Hard systems problems
Memory-efficient model execution, co-scheduled multi-modal pipelines, and hardware-specific optimization for Apple Silicon's Metal GPU architecture.
Open by default
When we claim a speed record, we show the numbers, the methodology, and the hardware configuration so others can reproduce and build on our work.
// qmv.metal - 4-bit quantized matmul
kernel void qmv_decode(
device const uint8_t* W [[buffer(0)]],
device const half* x [[buffer(1)]],
device half* y [[buffer(2)]],
uint tid [[thread_position_in_grid]]
) {
half4 acc = half4(0.0h);
// nibble pre-scaling trick
acc += unpack_nibbles(W, tid) * x;
y[tid] = simd_sum(acc);
}
Founders
Built by engineers who ship at scale.
Sanchit built mobile SDKs used by 50M+ users at Intuit - and watched every team struggle with the same problem: cloud AI was too slow, too expensive, and too fragile for real products.
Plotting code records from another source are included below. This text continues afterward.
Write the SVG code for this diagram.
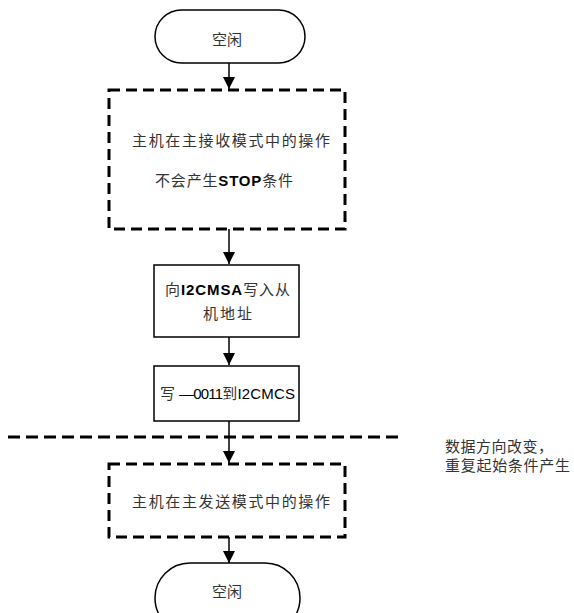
<svg xmlns="http://www.w3.org/2000/svg" width="574" height="613" viewBox="0 0 574 613">
<defs>
<style>
.t{font-family:"Liberation Serif","Noto Sans CJK SC",serif;font-size:15px;fill:#333}
.b{font-family:"Liberation Sans",Arial,sans-serif;font-weight:bold;fill:#000}
.r{font-family:"Liberation Sans",Arial,sans-serif;fill:#000}
.solid{fill:#fff;stroke:#000;stroke-width:1.5}
.dash{fill:none;stroke:#000;stroke-width:3;stroke-dasharray:11 6}
.ln{stroke:#000;stroke-width:1.5;fill:none}
</style>
<marker id="ah" markerWidth="12" markerHeight="12" refX="12" refY="6" orient="auto" markerUnits="userSpaceOnUse">
<path d="M0,0 L12,6 L0,12 Z" fill="#000"/>
</marker>
</defs>
<rect width="574" height="613" fill="#fff"/>
<g id="connectors">
<line class="ln" x1="229" y1="63" x2="229" y2="89" marker-end="url(#ah)"/>
<line class="ln" x1="229" y1="229" x2="229" y2="264" marker-end="url(#ah)"/>
<line class="ln" x1="229" y1="337" x2="229" y2="365" marker-end="url(#ah)"/>
<line class="ln" x1="229" y1="421" x2="229" y2="463" marker-end="url(#ah)"/>
<line class="ln" x1="229" y1="537" x2="229" y2="563" marker-end="url(#ah)"/>
</g>
<g id="divider">
<line x1="8" y1="437" x2="398" y2="437" stroke="#000" stroke-width="3" stroke-dasharray="12 6"/>
<text class="t" x="445" y="452" textLength="108" lengthAdjust="spacing">数据方向改变，</text>
<text class="t" x="445" y="471" textLength="125" lengthAdjust="spacing">重复起始条件产生</text>
</g>
<g id="start">
<rect class="solid" x="155" y="10" width="150" height="53" rx="26.5"/>
<text class="t" x="212" y="45" textLength="30" lengthAdjust="spacing">空闲</text>
</g>
<g id="recv">
<rect class="dash" x="109" y="90" width="236" height="139"/>
<text class="t" x="132" y="146" textLength="198" lengthAdjust="spacing">主机在主接收模式中的操作</text>
<text class="t" x="155" y="186" textLength="138" lengthAdjust="spacing">不会产生<tspan class="b">STOP</tspan>条件</text>
</g>
<g id="write-addr">
<rect class="solid" x="154" y="265" width="145" height="72"/>
<text class="t" x="165" y="295" textLength="125" lengthAdjust="spacing">向<tspan class="b">I2CMSA</tspan>写入从</text>
<text class="t" x="203" y="319" textLength="49" lengthAdjust="spacing">机地址</text>
</g>
<g id="write-cs">
<rect class="solid" x="154" y="366" width="145" height="55"/>
<text class="t" x="160" y="399" textLength="135" lengthAdjust="spacing">写 <tspan class="r" letter-spacing="-1">—0011</tspan>到<tspan class="r">I2CMCS</tspan></text>
</g>
<g id="send">
<rect class="dash" x="109" y="464" width="236" height="73"/>
<text class="t" x="132" y="507" textLength="198" lengthAdjust="spacing">主机在主发送模式中的操作</text>
</g>
<g id="end">
<rect class="solid" x="155" y="563" width="145" height="70" rx="35"/>
<text class="t" x="212" y="597" textLength="30" lengthAdjust="spacing">空闲</text>
</g>
</svg>
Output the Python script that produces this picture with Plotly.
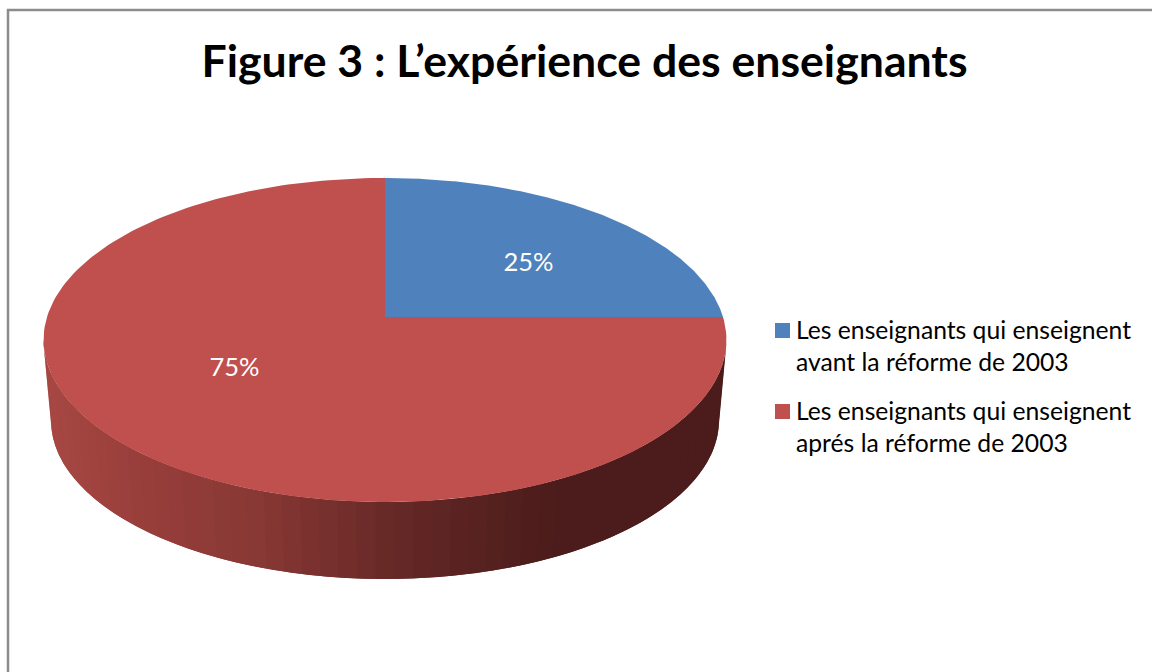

He left to fix it. At RunAnywhere, he leads the SDK and product layer - making on-device AI deployment feel as simple as a cloud API call, across Swift, Kotlin, React Native, and Flutter.
Shubham spent years building infrastructure at Microsoft Azure and AWS - systems that needed to be fast, reliable, and globally distributed. He applies that same discipline to MetalRT, writing every GPU kernel by hand in Metal Shading Language to squeeze maximum performance from Apple Silicon. He leads the inference engine research, the fleet-scale control plane, and the systems architecture behind RunAnywhere.